In 1965, ADR released AUTOFLOW, a program which automatically produced program flowcharts by reading the program source code, and which ultimately was sold to thousands of customers. And in November, 1967, Informatics released MARK IV, a generalized file management and report generation program, which surpassed $1 million in revenues within 12 months after its formal announcement.

ADR and Informatics, both very successful contract programming firms, were the first companies to set up the kind of organizations needed to market and support software products and therefore to become true software product companies.

In the late 1960s, the concept of software as a product began to take hold despite the environment where customers were used to getting their software for free.  In January, 1967, International Computer Programs, Inc. (ICP) published the first issue of its ICP Quarterly, a catalog of software programs that were available for sale.  Forty-nine programs were offered in that first issue but by the end of 1969, each issue of the ICP Quarterly listed hundreds of software products (often called “software packages”).

Among the numerous firms founded in the late 1960s were Phillip Hankins, Inc. (PHI) and Information Science, Inc. (InSci) in 1965, AGS Computer Systems, turnkey systems, inc. (TSI), and Boole and Babbage in 1967, Cincom, Cullinane Corporation and Atlantic Software in 1968, and Pansophic Systems, Inc., McCormack & Dodge, Dylakor and Syncsort in 1969. 

On June 30, 1969, IBM announced that, effective January 1, 1970, it would begin to unbundle (charge separately for) some of its software effectively ending the expectation of its customers that they would always be able to get all the software they needed from IBM for free.
                                                   
                                                           The 1970s:  The 1970s saw the contract programming industry continue to grow at a rapid pace.  These companies came to be known as "professional services" firms reflecting the fact that they often provided a broad range of consulting, analysis and design services in addition to programming.

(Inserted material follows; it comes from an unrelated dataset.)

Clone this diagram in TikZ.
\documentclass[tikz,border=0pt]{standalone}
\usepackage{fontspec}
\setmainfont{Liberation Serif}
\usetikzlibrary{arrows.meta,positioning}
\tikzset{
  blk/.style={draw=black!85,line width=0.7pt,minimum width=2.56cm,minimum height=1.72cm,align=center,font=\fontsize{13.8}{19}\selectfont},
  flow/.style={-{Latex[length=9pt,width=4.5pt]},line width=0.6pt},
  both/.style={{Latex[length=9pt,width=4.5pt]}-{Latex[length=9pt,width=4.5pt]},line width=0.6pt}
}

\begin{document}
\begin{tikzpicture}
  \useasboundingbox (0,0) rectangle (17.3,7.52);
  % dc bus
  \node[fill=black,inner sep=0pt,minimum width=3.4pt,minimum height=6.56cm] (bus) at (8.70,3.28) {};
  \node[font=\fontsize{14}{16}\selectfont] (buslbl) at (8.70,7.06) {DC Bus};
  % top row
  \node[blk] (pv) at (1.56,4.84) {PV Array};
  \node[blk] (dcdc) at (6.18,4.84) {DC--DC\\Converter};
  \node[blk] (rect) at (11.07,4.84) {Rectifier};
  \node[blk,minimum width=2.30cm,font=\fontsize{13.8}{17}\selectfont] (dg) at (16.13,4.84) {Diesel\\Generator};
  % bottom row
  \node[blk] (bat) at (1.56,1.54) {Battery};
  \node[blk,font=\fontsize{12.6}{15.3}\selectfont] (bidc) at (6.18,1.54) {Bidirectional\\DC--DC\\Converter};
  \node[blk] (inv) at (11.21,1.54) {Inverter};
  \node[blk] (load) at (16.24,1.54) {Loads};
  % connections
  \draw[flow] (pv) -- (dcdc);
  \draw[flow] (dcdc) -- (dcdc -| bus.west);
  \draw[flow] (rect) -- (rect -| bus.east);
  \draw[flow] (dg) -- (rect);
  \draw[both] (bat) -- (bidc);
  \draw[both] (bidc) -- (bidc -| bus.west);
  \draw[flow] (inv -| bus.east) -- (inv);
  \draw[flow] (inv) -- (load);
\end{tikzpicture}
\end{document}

The software products industry became firmly established as a viable source of software for computer users.   If, at the beginning of the 1970s, customers were skeptical that software purchased from a vendor could meet their needs as well as software written in-house, by the end of the decade almost all computer users were buying some portion of their software from software products companies.  As a result of unbundling, the hardware vendors were also major players in the software products field. 

In 1971, ICP held its first annual Million Dollar Awards program recognizing software products that had generated over $1 million in revenue. Twenty-nine software products made the list.  By 1976, the Million Dollar Awards roster had grown to 100 products from 64 software companies.  Fifty-two products had passed $5 million in revenue, 15 had passed $10 million, 4 had passed $20 million, and Cincom’s TOTAL database management system received an award for revenues in excess of $50 million.

The invention of the PC in the mid-1970s led to the founding of the first PC software firms such as Microsoft and Software Arts, which produced the VisiCalc spreadsheet program.

Despite the growth and demonstrated success of the software industry throughout the 1970s, it was not generally recognized as a major investment opportunity.   Funding dried up even for those professional services firms that had gone public in the 1960s and the newly-established software products firms had an extremely difficult time raising capital to fund their growth.  Almost all of their growth was internally financed and many of the company founders extensively leveraged their own personal assets to keep the companies going.  In 1978, a full ten years after its founding, Cullinane Corporation went public, the first software product company to do so.  But the perception of the software business as an investment opportunity was still a number of years away.